Trotz des russischen Angriffs auf die Ukraine vor knapp vier Jahren sieht der Armeechef die Schweizer Politik davon unbeeindruckt. "Ich habe nicht das Gefühl, dass seither ein Ruck durchs Land gegangen wäre", sagte er. In einer Demokratie bestimme die Politik die Mittel. Das akzeptiere er, sagt Süssli. Aber er trage die Verantwortung für die Truppe. Es sei belastend zu wissen, dass im Ernstfall nur ein Drittel aller Soldatinnen und Soldaten vollständig ausgerüstet wäre.

"Ich erinnere mich noch genau an den 24. Februar 2022, als Russland die Ukraine angriff. Für mich war klar: Jetzt braucht es schonungslose Ehrlichkeit. Die Bevölkerung und die Politik dürfen nicht glauben, die Armee sei verteidigungsfähig, wenn sie es nicht ist", warnte der mit Jahresende abtretende Heereschef.

Warum kein Ruck durch die Schweiz gegangen sei nach dem russischen Überfall auf die Ukraine? Süssli sieht drei Gründe. Erstens liege der letzte Krieg auf Schweizer Boden fast 180 Jahre zurück - der Sonderbundskrieg (Bürgerkrieg zwischen Liberalen und Konservativen, Anm.) von 1847. "Wir haben deswegen zum Glück keine kollektive Erinnerung an Kriege, anders als etwa Estland oder Polen", sagte er. Zweitens wirke der Ukraine-Krieg für viele weit weg. "Tatsächlich liegen zwischen uns und der Ukraine aber nur zwei Länder: Ungarn und Österreich", mahnte Süssli.
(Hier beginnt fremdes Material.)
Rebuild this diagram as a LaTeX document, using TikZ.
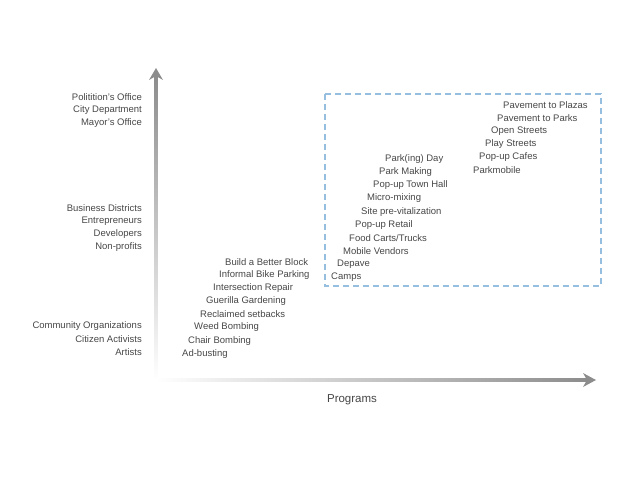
\documentclass[tikz,border=0pt]{standalone}
\usepackage{fontspec}
\setmainfont{Liberation Sans}
\usetikzlibrary{arrows.meta}
\definecolor{tx}{RGB}{70,70,70}
\definecolor{ax}{RGB}{140,140,140}
\definecolor{bx}{RGB}{150,190,222}
\begin{document}
\begin{tikzpicture}[x=1pt,y=-1pt,
  lab/.style={anchor=east,text=tx,font=\fontsize{9.5}{10}\selectfont,inner sep=0pt},
  item/.style={anchor=west,text=tx,font=\fontsize{9.5}{10}\selectfont,inner sep=0pt}]
\useasboundingbox (0,0) rectangle (620,479);
% axes
\shade[bottom color=white,top color=ax] (154.5,380) rectangle (157.5,74);
\fill[ax] (149,80) -- (156,68) -- (163,80) -- (156,76) -- cycle;
\shade[left color=white,right color=ax] (156,378.5) rectangle (588,381.5);
\fill[ax] (583,373) -- (596,380) -- (583,387) -- (587,380) -- cycle;
\coordinate (ya) at (156,74);
\coordinate (xa) at (588,380);
\node[text=tx,font=\fontsize{11.5}{12}\selectfont] (prog) at (352,400) {Programs};
% box
\draw[bx,line width=1.2pt,dash pattern=on 6pt off 4pt] (325,94) rectangle (601,286);
% left labels
\node[lab] (l1) at (142,97) {Politition's Office};
\node[lab] (l2) at (142,110) {City Department};
\node[lab] (l3) at (142,123) {Mayor's Office};
\node[lab] (l4) at (142,208) {Business Districts};
\node[lab] (l5) at (142,221) {Entrepreneurs};
\node[lab] (l6) at (142,234) {Developers};
\node[lab] (l7) at (142,247) {Non-profits};
\node[lab] (l8) at (142,326) {Community Organizations};
\node[lab] (l9) at (142,339) {Citizen Activists};
\node[lab] (l10) at (142,352) {Artists};
% diagonal 1
\node[item] (a1) at (225,262) {Build a Better Block};
\node[item] (a2) at (219,275) {Informal Bike Parking};
\node[item] (a3) at (213,288) {Intersection Repair};
\node[item] (a4) at (206,301) {Guerilla Gardening};
\node[item] (a5) at (200,314) {Reclaimed setbacks};
\node[item] (a6) at (194,327) {Weed Bombing};
\node[item] (a7) at (188,341) {Chair Bombing};
\node[item] (a8) at (182,354) {Ad-busting};
% diagonal 2
\node[item] (b1) at (385,159) {Park(ing) Day};
\node[item] (b2) at (379,172) {Park Making};
\node[item] (b3) at (373,185) {Pop-up Town Hall};
\node[item] (b4) at (367,198) {Micro-mixing};
\node[item] (b5) at (361,212) {Site pre-vitalization};
\node[item] (b6) at (355,225) {Pop-up Retail};
\node[item] (b7) at (349,238) {Food Carts/Trucks};
\node[item] (b8) at (343,251) {Mobile Vendors};
\node[item] (b9) at (337,264) {Depave};
\node[item] (b10) at (331,277) {Camps};
% diagonal 3
\node[item] (c1) at (503,105) {Pavement to Plazas};
\node[item] (c2) at (497,118) {Pavement to Parks};
\node[item] (c3) at (491,131) {Open Streets};
\node[item] (c4) at (485,144) {Play Streets};
\node[item] (c5) at (479,157) {Pop-up Cafes};
\node[item] (c6) at (473,170) {Parkmobile};
\end{tikzpicture}
\end{document}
Und drittens gebe es die irreführende Vorstellung, dass Neutralität automatisch schütze. Der Armeechef plädiert zudem für internationale Zusammenarbeit. "Die Schweiz kann sich nicht autonom verteidigen. Deshalb müssen wir mit anderen Armeen kooperieren können und interoperabel sein, also zusammen funktionieren. Dafür braucht es eine jahrelange Vorbereitung, die bereits begonnen hat", betont er.

Wenn die Schweiz erst ab 2032 oder 2035 ein Prozent des Bruttoinlandproduktes investieren wolle, dauere es bis etwa 2050, um das Land verteidigungsbereit zu machen. Das sei aber zu lang angesichts der Bedrohung. Aber die Schweizer Armee mache Fortschritte, um beim rasanten Wandel auf dem Gefechtsfeld mitzuhalten.